The 2020/21 stamp duty benefits left those in the world of conveyancing and removals under intense pressure and the stress levels faced during 2021 were too much for many.  As many skilled staff left their sector, it has been a real struggle in the UK labour market to replace them.  However, the fate of some conveyancers is made worse by the contracts they have signed with lenders to support products with “free legals”.  These are now at a fee from the lender that is loss making for the conveyancer given revised market recruitment and salary costs.  The difficulty in getting staff means that many pipelines are clogged due to the issues in firms.  This serves no-one well.

For as long as AMI has been independent, we have advised against free valuations and conveyancing.  We think that it devalues other parts of the professional house buying and selling process.  It commoditises something that consumers should see as providing real benefit and value.  Cashback is a much better alternative together combined with more clarity that the valuation for mortgage purposes is for the lender only and neither belongs to nor can be relied on by the purchaser.

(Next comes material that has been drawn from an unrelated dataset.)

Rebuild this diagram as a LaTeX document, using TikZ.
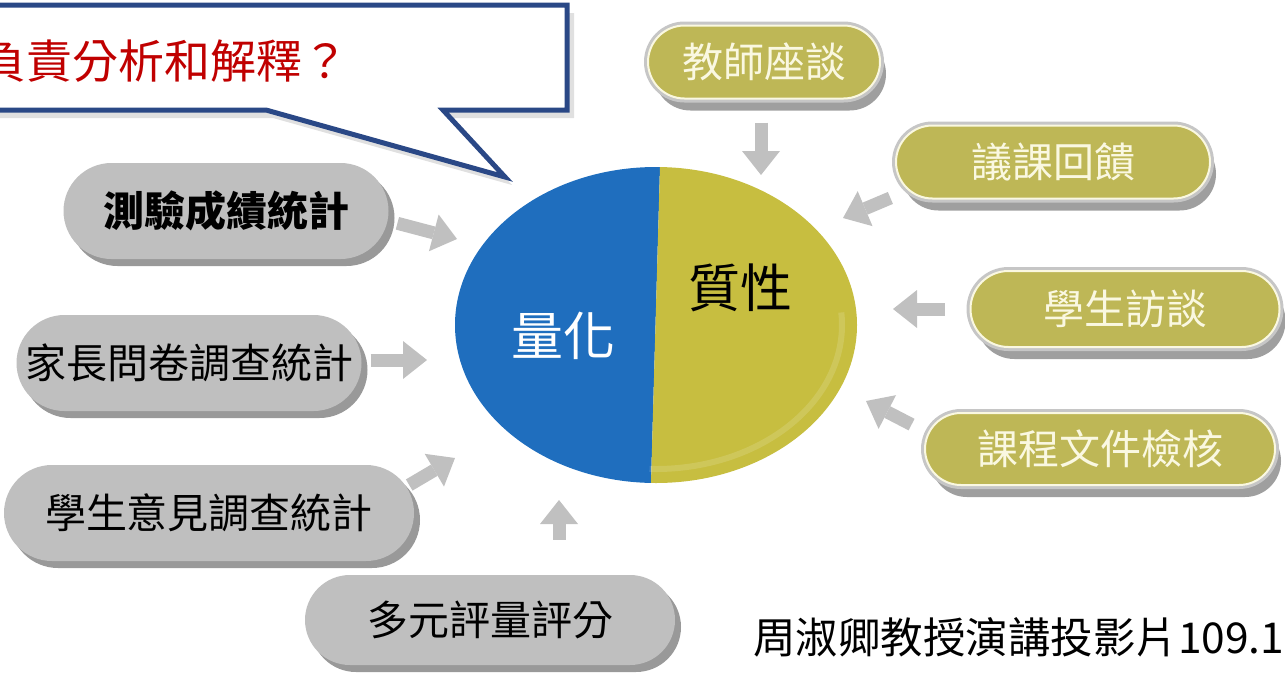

As we march towards the new world of Consumer Duty it is likely that this will introduce the new requirement of the need to avoid casing “foreseeable harm”.  This should cause all lenders to look carefully at their product and service offerings and when put alongside the new cross-cutting rules in consumer awareness and understanding, cause a reflection on what is offered.  The lender will need to be more certain that any third party they are partnered with as part of the supporting service, such as conveyancing have the capacity and ability to deliver in a timely and effective manner.

More importantly might be the challenge that lenders could face in offering out a product that is withdrawn with little or no notice, possibly open to challenge as not being fair marketing.  Finally, of key importance in the debates over implementation of consumer duty will be where the boundaries are drawn.  It will be for the lender to set out their own view of who their product is targeted at, and how their products delivers fair value.  It will be for the broker firm to assess their own value proposition and decide if they believe in the lenders overall value proposition.

What is to be hoped is that the FCA make it clear that these structures; operate at firm level; traversing the whole product set and that the conduct rules in individual source books are the main driver of product advice for individual consumers.